The Bank of Canada has selected two new deputies for full-time positions on its rate-setting governing council.
Marc-Andre Gosselin, who has worked at the bank since 1999, will "oversee analysis of domestic economic developments" and join council in May. Nicolas Vincent, will join the council full-time in August. Since 2023, he's served as a so-called external deputy governor in a part-time role.
Vincent will "oversee the analysis of international economic developments and serve as the bank's G-7 and G-20 deputy," and the bank said it will "launch a recruitment process" to find another outsider to fill the external position on council.
The appointments fill vacancies left by Sharon Kozicki, who will retire in July, and Rhys Mendes, who was the first non-white member of governing council and is departing this month.
At the end of 2024, the central bank expanded its rate-setting council to seven people, including two so-called external deputy governors.

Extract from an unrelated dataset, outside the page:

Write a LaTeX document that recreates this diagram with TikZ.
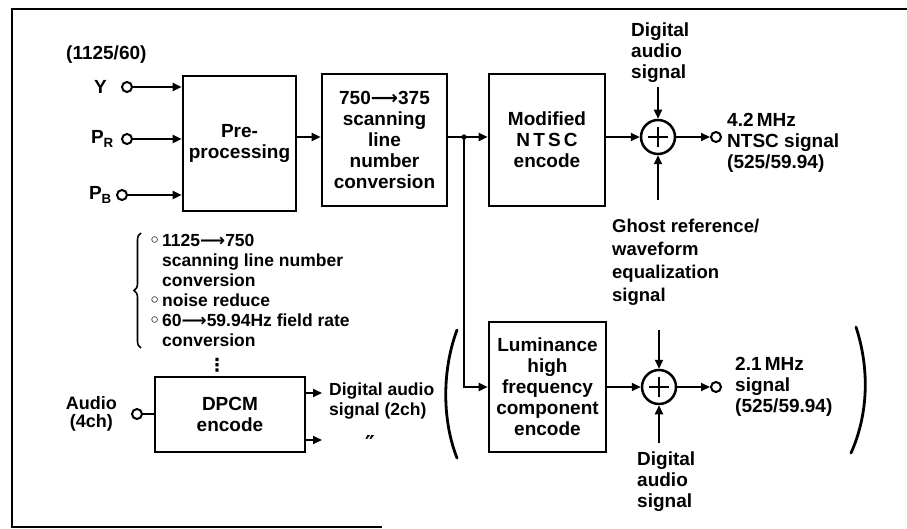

The appointments increase the membership of council members from the French-speaking province of Quebec. Vincent was born in Trois-Rivieres, and Gosselin, like Governor Tiff Macklem, was born in Montreal.
Gosselin has co-authored multiple staff research papers with the central bank, including on the relationship between earnings calls and the output gap and inflation. He co-wrote a paper titled "Exploring the potential benefits of inflation overshooting" in 2021.